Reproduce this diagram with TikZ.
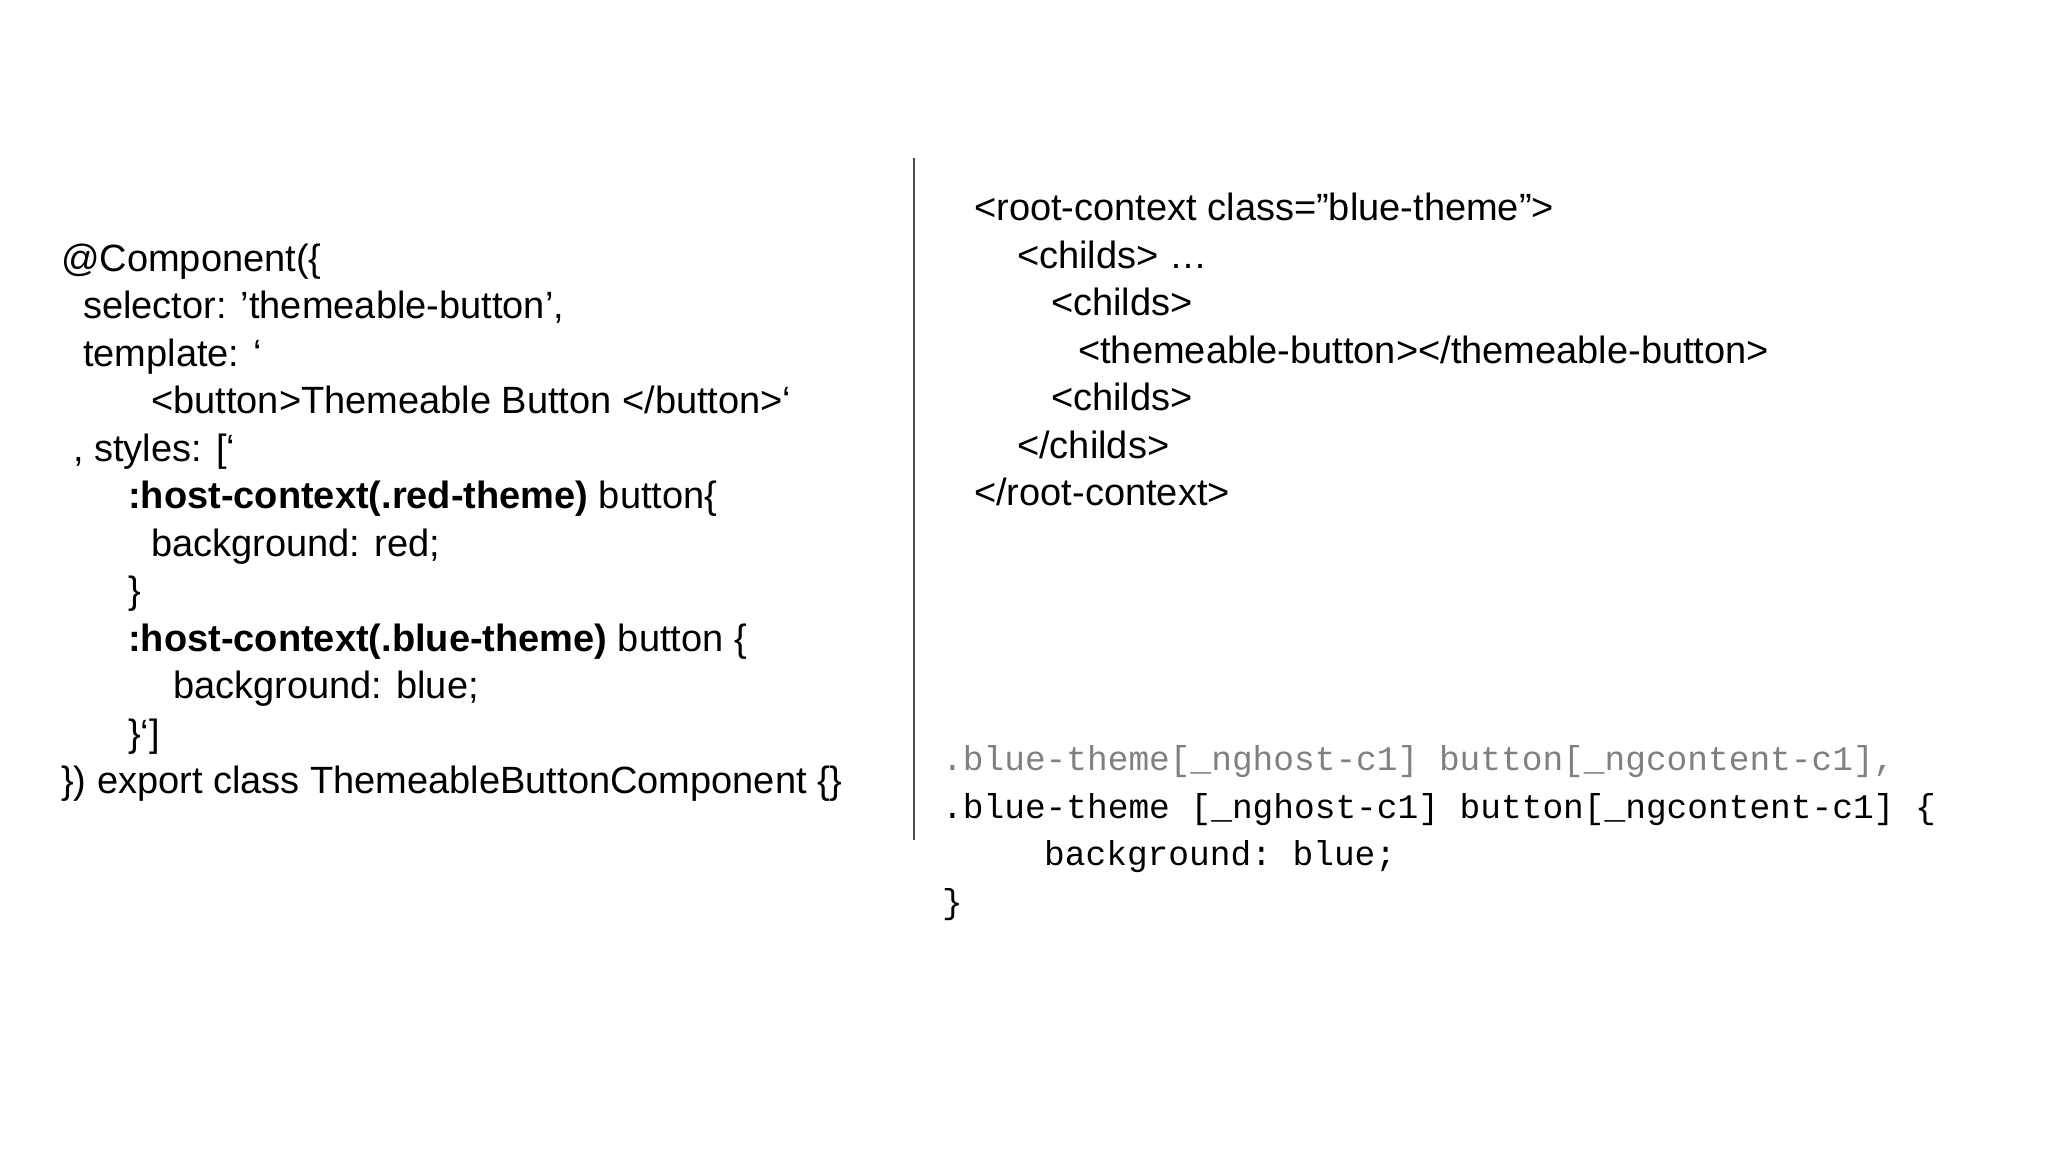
\documentclass[tikz,border=0pt]{standalone}
\usepackage{fontspec}
\setmainfont{Liberation Sans}
\setmonofont{Liberation Mono}
\definecolor{codegray}{HTML}{808080}
\begin{document}
\begin{tikzpicture}[x=1pt,y=-1pt,
  txt/.style={anchor=base west,inner sep=0pt,font=\fontsize{38}{46}\selectfont},
  code/.style={anchor=base west,inner sep=0pt,font=\ttfamily\fontsize{34.5}{46}\selectfont}]
\useasboundingbox (0,0) rectangle (2048,1152);
\node[txt] (l1) at (61,271) {@Component(\{};
\node[txt] (l2) at (83,318) {selector: 'themeable-button',};
\node[txt] (l3) at (83,366) {template: `};
\node[txt] (l4) at (151,413) {<button>Themeable Button </button>`};
\node[txt] (l5) at (73,461) {, styles: [`};
\node[txt] (l6) at (128,508) {\textbf{:host-context(.red-theme)} button\{};
\node[txt] (l7) at (151,556) {background: red;};
\node[txt] (l8) at (128,603) {\}};
\node[txt] (l9) at (128,651) {\textbf{:host-context(.blue-theme)} button \{};
\node[txt] (l10) at (173,698) {background: blue;};
\node[txt] (l11) at (128,746) {\}`]};
\node[txt] (l12) at (61,793) {\}) export class ThemeableButtonComponent \{\}};
\coordinate (vt) at (914,158);
\coordinate (vb) at (914,840);
\draw[line width=1.5pt,black!70] (vt) -- (vb);
\node[txt] (r1) at (974,220) {<root-context class="blue-theme">};
\node[txt] (r2) at (1017,268) {<childs> …};
\node[txt] (r3) at (1051,315) {<childs>};
\node[txt] (r4) at (1078,363) {<themeable-button></themeable-button>};
\node[txt] (r5) at (1051,410) {<childs>};
\node[txt] (r6) at (1017,458) {</childs>};
\node[txt] (r7) at (974,505) {</root-context>};
\node[code,codegray] (c1) at (942,770) {.blue-theme[\_nghost-c1] button[\_ngcontent-c1],};
\node[code] (c2) at (942,818) {.blue-theme [\_nghost-c1] button[\_ngcontent-c1] \{};
\node[code] (c3) at (1044,865) {background: blue;};
\node[code] (c4) at (942,913) {\}};
\end{tikzpicture}
\end{document}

What is required: Copy the data exactly. Any picture it contains is to be omitted.

The response:
Reproduce this diagram with TikZ.
\documentclass[tikz,border=0pt]{standalone}
\usepackage{fontspec}
\setmainfont{Liberation Sans}
\setmonofont{Liberation Mono}
\definecolor{codegray}{HTML}{808080}
\begin{document}
\begin{tikzpicture}[x=1pt,y=-1pt,
  txt/.style={anchor=base west,inner sep=0pt,font=\fontsize{38}{46}\selectfont},
  code/.style={anchor=base west,inner sep=0pt,font=\ttfamily\fontsize{34.5}{46}\selectfont}]
\useasboundingbox (0,0) rectangle (2048,1152);
\node[txt] (l1) at (61,271) {@Component(\{};
\node[txt] (l2) at (83,318) {selector: 'themeable-button',};
\node[txt] (l3) at (83,366) {template: `};
\node[txt] (l4) at (151,413) {<button>Themeable Button </button>`};
\node[txt] (l5) at (73,461) {, styles: [`};
\node[txt] (l6) at (128,508) {\textbf{:host-context(.red-theme)} button\{};
\node[txt] (l7) at (151,556) {background: red;};
\node[txt] (l8) at (128,603) {\}};
\node[txt] (l9) at (128,651) {\textbf{:host-context(.blue-theme)} button \{};
\node[txt] (l10) at (173,698) {background: blue;};
\node[txt] (l11) at (128,746) {\}`]};
\node[txt] (l12) at (61,793) {\}) export class ThemeableButtonComponent \{\}};
\coordinate (vt) at (914,158);
\coordinate (vb) at (914,840);
\draw[line width=1.5pt,black!70] (vt) -- (vb);
\node[txt] (r1) at (974,220) {<root-context class="blue-theme">};
\node[txt] (r2) at (1017,268) {<childs> …};
\node[txt] (r3) at (1051,315) {<childs>};
\node[txt] (r4) at (1078,363) {<themeable-button></themeable-button>};
\node[txt] (r5) at (1051,410) {<childs>};
\node[txt] (r6) at (1017,458) {</childs>};
\node[txt] (r7) at (974,505) {</root-context>};
\node[code,codegray] (c1) at (942,770) {.blue-theme[\_nghost-c1] button[\_ngcontent-c1],};
\node[code] (c2) at (942,818) {.blue-theme [\_nghost-c1] button[\_ngcontent-c1] \{};
\node[code] (c3) at (1044,865) {background: blue;};
\node[code] (c4) at (942,913) {\}};
\end{tikzpicture}
\end{document}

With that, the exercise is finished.